Recordar a Carlos Carabajal es simple, es tararear una chacarera, es oír esa voz pausada y esa tonada bien bandeña. Es verlo pensativo y con una mirada ausente abrazando su guitarra y acariciando las cuerdas para hacer surgir su verdadero arte.
Era de esos hombres que tenían el don de describir a la perfección estilos de vida, dibujaba con palabras los paisajes y los pintaba con melodías. Y tal vez presagiando su despedida Carlos Carabajal ofrendó esa última zamba que decía: «Si me pides que te olvide así, no podré, no podré, un adiós nunca mata un cariño, no mata una pena, no mata un querer» y así debe ser, por que a pesar de haberse ido el recuerdo sigue intacto en el corazón de la gente que disfrutó sus chacareras, que aplaudió sus ocurrencias y que lo respetó como el grande que era.
Como por un decreto Carlos Carabajal hace diez años había decidido «Tener un campo en el cielo y sembrando estrellas vivir» y así lo entendió su familia que al momento de rendirle un homenaje sólo canta chacareras.

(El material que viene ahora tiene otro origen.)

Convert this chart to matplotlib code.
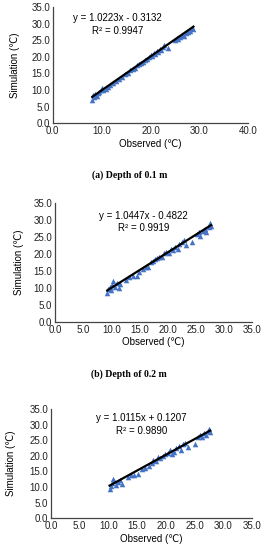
import numpy as np
import matplotlib
matplotlib.use('Agg')
import matplotlib.pyplot as plt

plt.rcParams['font.family'] = ['Liberation Sans', 'DejaVu Sans']

# (a) 0.1 m
obs_a = [8.1, 8.3, 8.5, 8.7, 9.0, 9.2, 9.5, 9.8, 10.0, 10.3, 10.8, 11.2, 11.8, 12.3, 12.9, 13.5, 14.2, 14.8, 15.3, 15.9,
         16.5, 16.9, 17.2, 17.6, 18.0, 18.4, 18.9, 19.3, 19.7, 20.1, 20.4, 20.7, 21.0, 21.3, 21.6, 21.9, 22.2, 22.5, 22.8, 23.6,
         25.0, 25.4, 25.7, 26.1, 26.5, 26.8, 27.2, 27.6, 28.0, 28.4, 28.8]
sim_a = [7.0, 8.5, 7.8, 8.9, 8.2, 9.0, 9.3, 10.0, 10.5, 9.9, 10.4, 11.0, 11.6, 12.0, 12.7, 13.2, 14.0, 14.7, 15.2, 16.0,
         16.4, 16.5, 17.5, 17.8, 18.2, 18.6, 19.0, 19.5, 20.0, 20.6, 20.3, 21.2, 21.0, 21.8, 21.5, 22.3, 22.0, 23.0, 23.7, 22.8,
         25.0, 25.8, 25.3, 26.0, 26.5, 26.2, 27.1, 27.5, 27.8, 28.6, 28.5]

# (b) 0.2 m
obs_b = [9.3, 9.5, 9.7, 9.9, 10.1, 10.3, 10.6, 11.0, 11.3, 11.6, 12.6, 13.2, 13.8, 14.5, 15.0, 15.6, 16.2, 16.6, 17.1, 17.4,
         17.8, 18.1, 18.5, 19.0, 19.4, 19.8, 20.2, 20.6, 21.0, 21.4, 21.8, 22.1, 22.5, 22.9, 23.2, 24.4, 25.2, 25.5, 25.8, 26.2,
         26.6, 26.9, 27.3, 27.6, 27.7]
sim_b = [8.4, 9.6, 10.2, 9.4, 10.8, 11.9, 10.3, 11.4, 9.8, 11.2, 12.4, 13.1, 13.4, 13.6, 14.8, 15.4, 16.1, 16.2, 17.6, 18.0,
         18.4, 18.9, 19.0, 19.2, 20.2, 20.6, 20.4, 21.4, 21.2, 22.1, 21.5, 22.9, 23.4, 24.0, 22.6, 23.5, 25.8, 26.3, 25.4, 26.6,
         27.2, 26.5, 27.9, 29.0, 28.3]

# (c)
obs_c = [10.2, 10.4, 10.6, 10.8, 11.0, 11.3, 11.7, 12.0, 12.4, 13.4, 14.0, 14.5, 15.2, 15.8, 16.4, 17.0, 17.5, 17.8, 18.2, 18.6,
         19.0, 19.5, 19.9, 20.3, 20.7, 21.0, 21.4, 21.8, 22.2, 22.6, 23.0, 23.4, 23.8, 25.1, 25.5, 25.9, 26.3, 26.7, 27.0, 27.3,
         27.5, 27.7]
sim_c = [9.5, 10.2, 11.2, 12.7, 12.0, 10.5, 11.6, 12.3, 10.9, 13.1, 14.0, 13.9, 14.3, 15.8, 16.2, 16.9, 17.6, 18.8, 18.5, 19.5,
         19.2, 19.8, 20.6, 21.0, 21.8, 20.6, 21.4, 22.4, 23.1, 22.0, 23.8, 24.2, 23.0, 23.8, 26.0, 26.6, 26.2, 27.2, 26.7, 28.0,
         28.6, 27.6]

slopes = [1.0223, 1.0447, 1.0115]
intercepts = [-0.3132, -0.4822, 0.1207]
r2 = ['0.9947', '0.9919', '0.9890']
xmax = [40, 35, 35]
xstep = [10, 5, 5]
captions = ['(a) Depth of 0.1 m', '(b) Depth of 0.2 m', None]

fig = plt.figure(figsize=(2.64, 5.5), dpi=100)

# axes boxes (figure fraction)
boxes = [[0.200, 0.776, 0.740, 0.211],
         [0.208, 0.415, 0.747, 0.216],
         [0.193, 0.058, 0.762, 0.198]]
# equation text position (axes fraction)
eq_pos = [(0.33, 0.85), (0.45, 0.84), (0.45, 0.86)]
ylab_pad = [8, 7, 10]

data = [(obs_a, sim_a), (obs_b, sim_b), (obs_c, sim_c)]
blue = '#4472C4'

for i in range(3):
    ax = fig.add_axes(boxes[i])
    x, y = data[i]
    ax.scatter(x, y, marker='^', s=16, color=blue, linewidths=0, zorder=2)
    xl = np.array([min(x), max(x)])
    ax.plot(xl, slopes[i] * xl + intercepts[i], color='black', lw=1.6, zorder=3)

    ax.set_xlim(0, xmax[i])
    ax.set_ylim(0, 35)
    ax.set_xticks(np.arange(0, xmax[i] + 0.1, xstep[i]))
    ax.set_yticks(np.arange(0, 35.1, 5))
    ax.xaxis.set_major_formatter(matplotlib.ticker.FormatStrFormatter('%.1f'))
    ax.yaxis.set_major_formatter(matplotlib.ticker.FormatStrFormatter('%.1f'))
    ax.tick_params(length=0, labelsize=7, pad=2, colors='#222222')
    for s in ['top', 'right']:
        ax.spines[s].set_visible(False)
    for s in ['left', 'bottom']:
        ax.spines[s].set_color('#444444')
        ax.spines[s].set_linewidth(0.9)
    ax.set_xlabel('Observed (℃)', fontsize=7, labelpad=2)
    ax.set_ylabel('Simulation (℃)', fontsize=7, labelpad=ylab_pad[i])

    sign = '+' if intercepts[i] >= 0 else '-'
    eq = 'y = %.4fx %s %.4f' % (slopes[i], sign, abs(intercepts[i]))
    ax.text(eq_pos[i][0], eq_pos[i][1], eq + '\nR² = ' + r2[i], transform=ax.transAxes,
            fontsize=7, ha='center', va='center', linespacing=1.3)

    if captions[i]:
        fig.text(0.49, boxes[i][1] - 0.095, captions[i], ha='center', va='center',
                 fontsize=7, fontweight='bold', family='Liberation Serif')

fig.savefig('out.png', dpi=100)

Una década pasó y al escuchar aquellas melodías que dejó como legado, automáticamente las palmas se escuchan fuerte, las lágrimas desaparecen, los bailarines vuelven a sentir en su cuerpo la magia de su música, y su guitarra -esa eterna compañera- se deja acariciar nuevamente dejando atrás la tristeza y sabiendo con certeza que su único dueño es y será Carlos Carabajal.